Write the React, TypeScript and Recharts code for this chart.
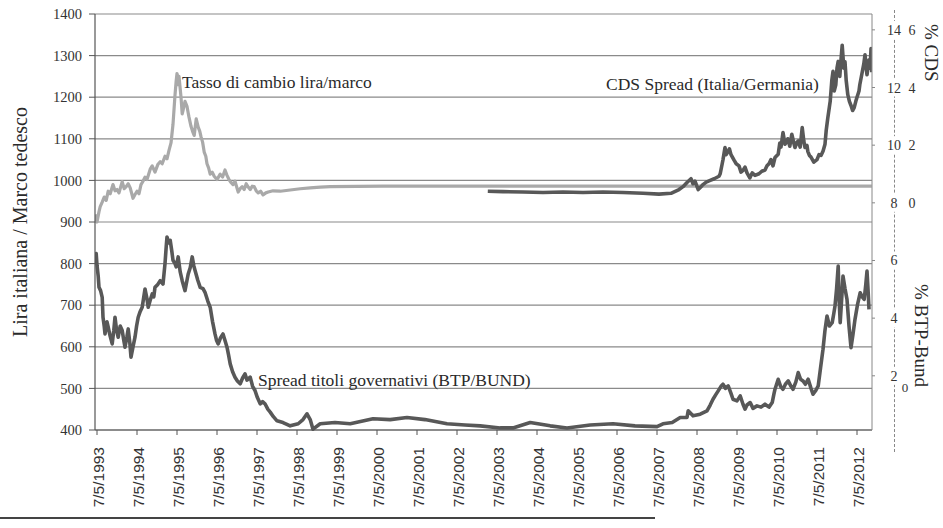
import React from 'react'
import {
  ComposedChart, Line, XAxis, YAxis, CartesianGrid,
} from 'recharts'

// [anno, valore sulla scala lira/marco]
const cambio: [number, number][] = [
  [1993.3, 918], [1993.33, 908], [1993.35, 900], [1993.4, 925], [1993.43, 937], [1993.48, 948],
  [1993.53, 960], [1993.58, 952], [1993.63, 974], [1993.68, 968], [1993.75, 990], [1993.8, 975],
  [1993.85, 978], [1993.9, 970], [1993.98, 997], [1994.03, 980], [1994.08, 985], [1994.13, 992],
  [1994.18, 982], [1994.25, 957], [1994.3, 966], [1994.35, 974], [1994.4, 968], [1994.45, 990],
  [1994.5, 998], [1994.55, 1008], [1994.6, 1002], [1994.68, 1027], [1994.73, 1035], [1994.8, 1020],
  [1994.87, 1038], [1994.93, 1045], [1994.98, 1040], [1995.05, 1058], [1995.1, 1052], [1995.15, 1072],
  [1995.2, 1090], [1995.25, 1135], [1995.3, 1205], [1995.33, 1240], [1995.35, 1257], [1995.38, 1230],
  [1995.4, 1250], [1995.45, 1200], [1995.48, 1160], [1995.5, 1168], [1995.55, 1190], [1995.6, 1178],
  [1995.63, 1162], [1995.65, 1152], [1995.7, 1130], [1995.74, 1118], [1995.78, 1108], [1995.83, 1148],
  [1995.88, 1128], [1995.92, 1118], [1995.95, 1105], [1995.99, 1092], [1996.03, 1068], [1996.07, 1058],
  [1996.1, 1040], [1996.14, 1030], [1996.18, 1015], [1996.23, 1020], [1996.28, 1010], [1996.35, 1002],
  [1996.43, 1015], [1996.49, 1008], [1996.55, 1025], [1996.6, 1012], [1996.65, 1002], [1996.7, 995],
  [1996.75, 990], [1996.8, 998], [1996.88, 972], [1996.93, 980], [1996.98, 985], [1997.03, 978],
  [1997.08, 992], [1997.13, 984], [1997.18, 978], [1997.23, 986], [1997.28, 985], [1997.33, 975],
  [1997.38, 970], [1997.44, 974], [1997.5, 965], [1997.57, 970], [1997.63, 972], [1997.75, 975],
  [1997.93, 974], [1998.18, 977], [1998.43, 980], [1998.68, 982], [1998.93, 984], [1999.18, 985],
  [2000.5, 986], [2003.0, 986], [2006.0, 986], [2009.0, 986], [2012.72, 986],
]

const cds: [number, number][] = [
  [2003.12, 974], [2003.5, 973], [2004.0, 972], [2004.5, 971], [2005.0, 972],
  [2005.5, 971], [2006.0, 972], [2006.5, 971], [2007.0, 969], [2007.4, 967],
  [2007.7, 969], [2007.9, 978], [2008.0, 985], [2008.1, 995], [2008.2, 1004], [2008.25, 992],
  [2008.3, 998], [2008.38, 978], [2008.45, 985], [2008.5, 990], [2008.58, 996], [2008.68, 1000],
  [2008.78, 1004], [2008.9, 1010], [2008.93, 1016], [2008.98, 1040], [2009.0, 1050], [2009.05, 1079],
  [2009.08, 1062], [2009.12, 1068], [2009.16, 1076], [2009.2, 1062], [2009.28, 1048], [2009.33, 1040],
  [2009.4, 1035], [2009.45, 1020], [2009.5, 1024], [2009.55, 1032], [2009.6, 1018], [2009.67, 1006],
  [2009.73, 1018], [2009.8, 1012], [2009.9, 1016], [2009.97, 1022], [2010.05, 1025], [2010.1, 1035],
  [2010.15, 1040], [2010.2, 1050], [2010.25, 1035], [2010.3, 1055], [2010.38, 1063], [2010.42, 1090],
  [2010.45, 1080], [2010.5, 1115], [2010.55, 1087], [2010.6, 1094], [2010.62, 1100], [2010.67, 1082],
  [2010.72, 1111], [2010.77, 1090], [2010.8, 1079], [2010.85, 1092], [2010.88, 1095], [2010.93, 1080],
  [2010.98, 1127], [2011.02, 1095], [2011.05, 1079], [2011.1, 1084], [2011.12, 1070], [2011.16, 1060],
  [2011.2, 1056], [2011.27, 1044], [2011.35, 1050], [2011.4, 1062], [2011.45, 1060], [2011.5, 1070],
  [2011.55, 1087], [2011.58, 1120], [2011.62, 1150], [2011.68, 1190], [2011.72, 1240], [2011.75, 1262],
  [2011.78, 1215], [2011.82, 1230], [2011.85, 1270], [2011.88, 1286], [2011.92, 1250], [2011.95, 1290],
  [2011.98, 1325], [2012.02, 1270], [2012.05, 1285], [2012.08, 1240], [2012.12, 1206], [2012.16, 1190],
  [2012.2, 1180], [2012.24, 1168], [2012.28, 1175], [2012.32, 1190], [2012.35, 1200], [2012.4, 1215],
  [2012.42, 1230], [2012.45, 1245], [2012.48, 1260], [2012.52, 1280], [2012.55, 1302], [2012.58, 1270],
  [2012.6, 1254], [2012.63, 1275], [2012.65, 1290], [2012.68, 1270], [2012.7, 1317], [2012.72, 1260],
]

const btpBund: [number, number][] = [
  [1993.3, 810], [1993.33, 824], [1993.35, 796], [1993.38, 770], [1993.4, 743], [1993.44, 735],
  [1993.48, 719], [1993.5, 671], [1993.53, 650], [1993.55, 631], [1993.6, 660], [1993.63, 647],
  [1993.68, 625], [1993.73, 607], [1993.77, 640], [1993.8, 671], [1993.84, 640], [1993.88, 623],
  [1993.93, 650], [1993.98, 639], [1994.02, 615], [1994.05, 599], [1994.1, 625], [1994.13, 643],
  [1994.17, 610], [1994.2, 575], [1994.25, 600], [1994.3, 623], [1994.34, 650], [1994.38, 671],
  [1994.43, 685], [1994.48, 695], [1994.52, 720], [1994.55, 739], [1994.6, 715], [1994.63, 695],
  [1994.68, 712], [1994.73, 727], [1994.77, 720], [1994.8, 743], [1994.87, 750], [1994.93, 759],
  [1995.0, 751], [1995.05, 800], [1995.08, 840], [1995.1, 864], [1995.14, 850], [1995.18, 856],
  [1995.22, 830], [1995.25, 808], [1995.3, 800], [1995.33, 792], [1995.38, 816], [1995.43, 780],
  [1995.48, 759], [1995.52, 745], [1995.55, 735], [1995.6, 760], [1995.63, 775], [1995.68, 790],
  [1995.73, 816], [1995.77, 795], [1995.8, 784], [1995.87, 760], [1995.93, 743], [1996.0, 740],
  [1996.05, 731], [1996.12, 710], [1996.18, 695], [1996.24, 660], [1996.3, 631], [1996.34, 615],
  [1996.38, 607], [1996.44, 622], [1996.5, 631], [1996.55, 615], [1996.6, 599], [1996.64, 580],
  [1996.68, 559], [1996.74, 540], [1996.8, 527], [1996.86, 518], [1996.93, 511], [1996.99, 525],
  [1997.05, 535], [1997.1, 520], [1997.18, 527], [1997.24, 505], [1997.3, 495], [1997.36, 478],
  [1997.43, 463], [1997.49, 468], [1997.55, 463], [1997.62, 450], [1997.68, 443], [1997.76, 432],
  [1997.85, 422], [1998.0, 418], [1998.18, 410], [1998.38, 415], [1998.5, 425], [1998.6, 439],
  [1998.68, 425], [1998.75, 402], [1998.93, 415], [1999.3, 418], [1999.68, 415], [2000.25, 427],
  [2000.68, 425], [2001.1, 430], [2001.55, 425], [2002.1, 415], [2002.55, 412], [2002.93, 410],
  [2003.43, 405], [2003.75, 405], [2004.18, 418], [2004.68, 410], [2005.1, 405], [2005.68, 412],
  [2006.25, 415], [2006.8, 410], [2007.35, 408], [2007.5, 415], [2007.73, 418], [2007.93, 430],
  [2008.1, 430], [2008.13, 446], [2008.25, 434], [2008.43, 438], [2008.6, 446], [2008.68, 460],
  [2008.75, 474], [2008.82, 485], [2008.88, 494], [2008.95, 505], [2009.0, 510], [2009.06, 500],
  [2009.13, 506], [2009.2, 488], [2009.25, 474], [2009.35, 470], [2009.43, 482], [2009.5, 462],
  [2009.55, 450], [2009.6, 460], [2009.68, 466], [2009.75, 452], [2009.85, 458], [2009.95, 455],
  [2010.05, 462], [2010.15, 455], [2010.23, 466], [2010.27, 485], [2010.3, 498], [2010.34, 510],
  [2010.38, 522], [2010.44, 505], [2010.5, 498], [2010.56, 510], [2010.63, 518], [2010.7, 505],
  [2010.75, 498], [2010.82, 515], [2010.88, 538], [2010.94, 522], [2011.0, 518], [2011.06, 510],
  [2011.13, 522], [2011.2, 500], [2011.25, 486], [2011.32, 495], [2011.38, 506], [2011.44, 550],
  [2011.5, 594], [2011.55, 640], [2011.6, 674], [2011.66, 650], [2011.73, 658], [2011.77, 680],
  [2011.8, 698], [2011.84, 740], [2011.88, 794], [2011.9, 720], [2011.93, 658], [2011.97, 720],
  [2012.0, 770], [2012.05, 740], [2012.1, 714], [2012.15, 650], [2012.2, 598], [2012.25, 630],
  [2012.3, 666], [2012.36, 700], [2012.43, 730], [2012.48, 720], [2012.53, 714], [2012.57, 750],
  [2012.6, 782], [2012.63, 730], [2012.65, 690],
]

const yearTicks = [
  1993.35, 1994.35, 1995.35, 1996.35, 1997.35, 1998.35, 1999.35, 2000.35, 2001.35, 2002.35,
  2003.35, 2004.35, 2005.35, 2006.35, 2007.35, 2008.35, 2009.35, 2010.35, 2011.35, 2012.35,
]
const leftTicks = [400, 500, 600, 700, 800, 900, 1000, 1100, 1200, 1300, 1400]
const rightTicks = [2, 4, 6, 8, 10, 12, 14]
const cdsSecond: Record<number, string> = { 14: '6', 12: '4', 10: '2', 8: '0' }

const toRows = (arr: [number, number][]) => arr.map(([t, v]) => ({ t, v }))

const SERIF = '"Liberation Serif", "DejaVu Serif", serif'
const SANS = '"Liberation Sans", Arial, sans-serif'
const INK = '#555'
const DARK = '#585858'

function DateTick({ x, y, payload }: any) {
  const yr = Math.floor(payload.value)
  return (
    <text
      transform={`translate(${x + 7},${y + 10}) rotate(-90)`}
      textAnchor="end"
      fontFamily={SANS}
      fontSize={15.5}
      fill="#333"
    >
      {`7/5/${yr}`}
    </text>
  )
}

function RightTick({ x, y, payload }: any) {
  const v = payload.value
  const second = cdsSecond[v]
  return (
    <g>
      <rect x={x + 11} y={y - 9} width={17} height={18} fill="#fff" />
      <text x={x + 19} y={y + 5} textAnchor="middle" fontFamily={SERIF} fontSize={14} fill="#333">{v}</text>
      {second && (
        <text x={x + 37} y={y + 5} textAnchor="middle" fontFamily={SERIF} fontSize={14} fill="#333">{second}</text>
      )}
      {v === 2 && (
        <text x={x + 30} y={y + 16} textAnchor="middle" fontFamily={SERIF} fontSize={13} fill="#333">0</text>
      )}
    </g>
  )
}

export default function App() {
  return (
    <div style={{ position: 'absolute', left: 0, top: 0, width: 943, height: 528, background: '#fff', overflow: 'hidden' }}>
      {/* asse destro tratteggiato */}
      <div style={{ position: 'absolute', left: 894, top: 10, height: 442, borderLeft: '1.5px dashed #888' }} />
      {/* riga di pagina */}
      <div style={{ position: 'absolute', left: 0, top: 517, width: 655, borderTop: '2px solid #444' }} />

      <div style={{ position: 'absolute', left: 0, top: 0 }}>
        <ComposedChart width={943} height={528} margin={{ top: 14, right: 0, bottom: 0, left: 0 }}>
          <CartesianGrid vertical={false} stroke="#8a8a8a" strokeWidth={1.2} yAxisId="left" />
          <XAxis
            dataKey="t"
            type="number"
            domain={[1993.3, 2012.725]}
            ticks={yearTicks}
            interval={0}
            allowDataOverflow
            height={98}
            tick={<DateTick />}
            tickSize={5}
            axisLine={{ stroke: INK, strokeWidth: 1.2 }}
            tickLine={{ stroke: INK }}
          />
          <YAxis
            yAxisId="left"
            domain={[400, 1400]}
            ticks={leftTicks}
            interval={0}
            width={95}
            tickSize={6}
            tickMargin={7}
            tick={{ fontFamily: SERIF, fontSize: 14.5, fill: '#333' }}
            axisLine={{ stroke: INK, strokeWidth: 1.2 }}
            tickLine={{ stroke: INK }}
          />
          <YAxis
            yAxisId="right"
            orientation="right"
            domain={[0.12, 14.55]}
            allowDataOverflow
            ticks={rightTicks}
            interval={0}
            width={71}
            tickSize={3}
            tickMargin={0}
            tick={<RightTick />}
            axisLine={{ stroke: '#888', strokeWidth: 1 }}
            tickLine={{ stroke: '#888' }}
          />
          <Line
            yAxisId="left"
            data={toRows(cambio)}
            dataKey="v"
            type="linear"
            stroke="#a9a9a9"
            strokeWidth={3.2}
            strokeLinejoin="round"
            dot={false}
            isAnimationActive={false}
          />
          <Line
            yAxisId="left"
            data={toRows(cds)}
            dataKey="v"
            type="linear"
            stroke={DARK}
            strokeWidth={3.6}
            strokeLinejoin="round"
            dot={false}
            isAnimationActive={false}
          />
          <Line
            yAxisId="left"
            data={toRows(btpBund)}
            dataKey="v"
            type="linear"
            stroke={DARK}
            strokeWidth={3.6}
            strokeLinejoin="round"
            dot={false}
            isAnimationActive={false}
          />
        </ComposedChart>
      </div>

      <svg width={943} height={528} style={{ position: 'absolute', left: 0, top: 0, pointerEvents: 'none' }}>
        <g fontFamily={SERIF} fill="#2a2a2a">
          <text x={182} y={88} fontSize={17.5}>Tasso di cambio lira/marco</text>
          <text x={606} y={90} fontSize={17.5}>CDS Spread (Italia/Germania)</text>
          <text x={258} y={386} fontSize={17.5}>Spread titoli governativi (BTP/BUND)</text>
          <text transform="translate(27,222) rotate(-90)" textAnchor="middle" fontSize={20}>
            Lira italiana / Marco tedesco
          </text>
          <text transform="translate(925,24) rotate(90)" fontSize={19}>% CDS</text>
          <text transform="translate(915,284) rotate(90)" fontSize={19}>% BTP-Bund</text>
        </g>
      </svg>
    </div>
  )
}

==================================================

Directions:
Search the data above for the string "React" and return every line that has it.

Exercise output:
Write the React, TypeScript and Recharts code for this chart.
import React from 'react'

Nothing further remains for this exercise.